In the midrange, I liked the RS 180s better than many other Sennheisers. Balance within the midrange seems mostly even, and this is key. Vocals sound smooth with a level a clarity that won’t have you wondering why things sound muffled.
With all those good qualities in mind, the RS 180s don’t strike me as state of the art. At this price, you shouldn’t expect that, but it may help to know how they deviate from perfection to determine if they’re likely to be your cup of tea. First off, the RS 180s aren’t the most vivid or dynamic headphones you’ll hear. You get the feeling that you’re listening to music through a thin, almost unnoticeable veil. This is usually a function of limited microdynamic depth. You also get the feeling that the headphones are holding back a bit to avoid losing control. It reminds me somewhat of the difference you hear between a good headphone amp and a great one. The balance mostly remains the same, but on the great amp everything just seems more “there” without any deleterious side effects.

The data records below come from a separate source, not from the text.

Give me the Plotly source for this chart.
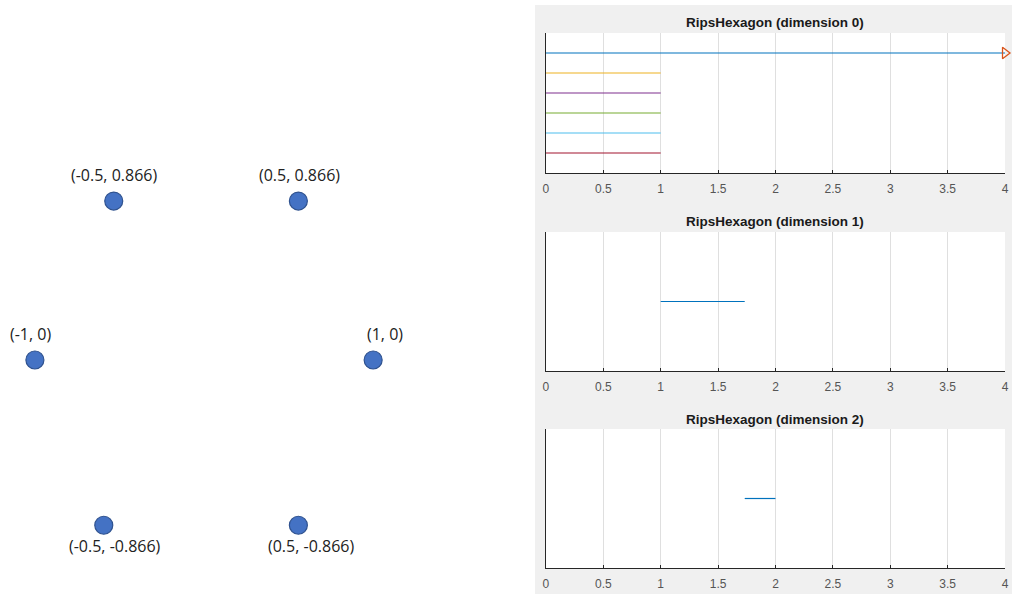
import plotly.graph_objects as go

REF_W, REF_H = 1012, 594
W, H = 1017, 594

# ---- data ----
point_labels = ["(-0.5, 0.866)", "(0.5, 0.866)", "(-1, 0)", "(1, 0)", "(-0.5, -0.866)", "(0.5, -0.866)"]
# positions as drawn in the picture
point_x = [-0.5, 0.5, -0.927, 0.905, -0.554, 0.5]
point_y = [0.866, 0.866, 0.0, 0.0, -0.90, -0.90]
label_pos = ["above", "above", "above", "above", "below", "below"]
label_dx = [0, 1, -4, 12, 11, 13]

dim0_birth = [0, 0, 0, 0, 0, 0]
dim0_death = [None, 1, 1, 1, 1, 1]   # None = infinite
dim0_row = [6, 5, 4, 3, 2, 1]
dim0_colors = ["#0072BD", "#EDB120", "#7E2F8E", "#77AC30", "#4DBEEE", "#A2142F"]

dim1_birth = [1.0]
dim1_death = [1.732]
dim1_row = [1]

dim2_birth = [1.732]
dim2_death = [2.0]
dim2_row = [1]

titles = ["RipsHexagon (dimension 0)", "RipsHexagon (dimension 1)", "RipsHexagon (dimension 2)"]
x_max = 4

fig = go.Figure()

# ---- left: hexagon points ----
fig.add_trace(go.Scatter(
    x=point_x, y=point_y, mode="markers", xaxis="x4", yaxis="y4",
    marker=dict(size=18, color="#4472C4", line=dict(color="#2F528F", width=1.2)),
    showlegend=False, hoverinfo="skip"))
for x, y, t, p, dx in zip(point_x, point_y, point_labels, label_pos, label_dx):
    fig.add_annotation(x=x, y=y, xref="x4", yref="y4", text=t, showarrow=False,
                       xshift=dx, yshift=26 if p == "above" else -21,
                       font=dict(family="Open Sans", size=16, color="#222222"))

# ---- right: barcodes ----
px0, px1 = 544, 1004
panels = [(33, 173), (232, 371), (429, 568)]
yranges = [[0, 7], [0, 2], [0, 2]]

def add_bars(births, deaths, rows, colors, idx):
    ax = "" if idx == 1 else str(idx)
    for b, d, r, c in zip(births, deaths, rows, colors):
        end = x_max if d is None else d
        fig.add_trace(go.Scatter(x=[b, end], y=[r, r], mode="lines", xaxis="x" + ax, yaxis="y" + ax,
                                 line=dict(color=c, width=1.2), showlegend=False, hoverinfo="skip"))
        if d is None:
            fig.add_trace(go.Scatter(x=[end], y=[r], mode="markers", xaxis="x" + ax, yaxis="y" + ax,
                                     marker=dict(symbol="triangle-right-open", size=10,
                                                 color="#D95319", line=dict(width=1.3)),
                                     showlegend=False, hoverinfo="skip", cliponaxis=False))

add_bars(dim0_birth, dim0_death, dim0_row, dim0_colors, 1)
add_bars(dim1_birth, dim1_death, dim1_row, ["#0072BD"], 2)
add_bars(dim2_birth, dim2_death, dim2_row, ["#0072BD"], 3)

shapes = [dict(type="rect", xref="paper", yref="paper", x0=533 / REF_W, x1=1, y0=0, y1=1 - 5 / REF_H,
               fillcolor="#F0F0F0", line=dict(width=0), layer="below")]

layout = dict(
    width=W, height=H, margin=dict(l=0, r=0, t=0, b=0),
    paper_bgcolor="white", plot_bgcolor="white",
    xaxis4=dict(domain=[0, 420 / REF_W], range=[-1.0998, 1.1705], visible=False, anchor="y4"),
    yaxis4=dict(domain=[0, 1], range=[-1.2745, 1.961], visible=False, anchor="x4"),
)

for i, ((top, bot), yr) in enumerate(zip(panels, yranges), start=1):
    ax = "" if i == 1 else str(i)
    layout["xaxis" + ax] = dict(
        domain=[px0 / REF_W, px1 / REF_W], range=[0, x_max], dtick=0.5, anchor="y" + ax,
        showgrid=True, gridcolor="#DFDFDF", gridwidth=1, zeroline=False,
        showline=True, linecolor="#262626", linewidth=1,
        ticks="inside", ticklen=3, tickcolor="#262626", ticklabelstandoff=5,
        tickfont=dict(family="Liberation Sans", size=12, color="#555555"), fixedrange=True)
    layout["yaxis" + ax] = dict(
        domain=[1 - bot / REF_H, 1 - top / REF_H], range=yr, anchor="x" + ax,
        showgrid=False, zeroline=False, showticklabels=False, ticks="",
        showline=True, linecolor="#262626", linewidth=1, fixedrange=True)
    shapes.append(dict(type="rect", xref="x" + ax + " domain", yref="y" + ax + " domain",
                       x0=0, x1=1, y0=0, y1=1, fillcolor="white", line=dict(width=0), layer="below"))
    fig.add_annotation(x=(px0 + px1) / 2 / REF_W, y=1 - (top - 10) / REF_H, xref="paper", yref="paper",
                       xanchor="center", yanchor="middle",
                       text="<b>" + titles[i - 1] + "</b>", showarrow=False,
                       font=dict(family="Liberation Sans", size=13.5, color="#1A1A1A"))

layout["shapes"] = shapes
fig.update_layout(**layout)
fig.write_html("out.html")
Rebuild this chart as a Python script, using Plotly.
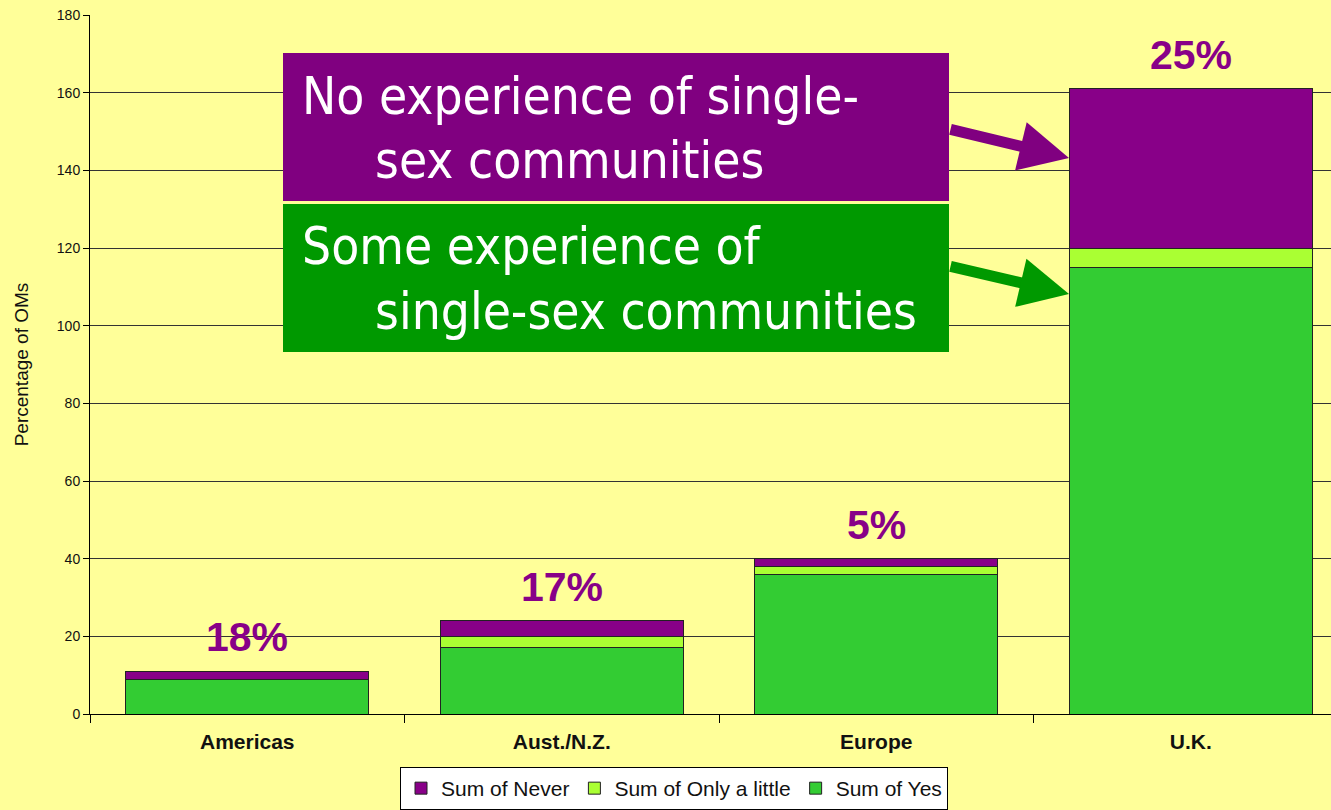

I’d also say that the bass performance could offer more definition and clarity. You might not notice what’s missing, of course, until you listen to better (and likely more costly) headphones, because the RS 180 bass is quite good.
The great thing about these Sennheisers is that you have to look to find the flaws—they don’t hit you over the head. And with a list price of $379, which for all intents and purposes includes a headphone amp, the RS 180s offer a good value. Grado (SR 325is) and AKG (K 702) offer headphones at around this price point on the street that are quite different as well as very good (more midrange focused, more vivid). Shure offers a less expensive and superb headphone (SRH 840), which has broad similarities to the RS 180s. But all these headphones need an amp, so the price difference isn’t what you might think, and in some cases favors the Sennheisers. And of course none of these conventional headphones is wireless.
On Shelby Lynne’s “You Don’t Have a Heart” from Suit Yourself [Capitol], the drive and punch of the rhythm section comes through pretty well and instrumental separation is good. Vocal and guitar clarity is slightly shaded.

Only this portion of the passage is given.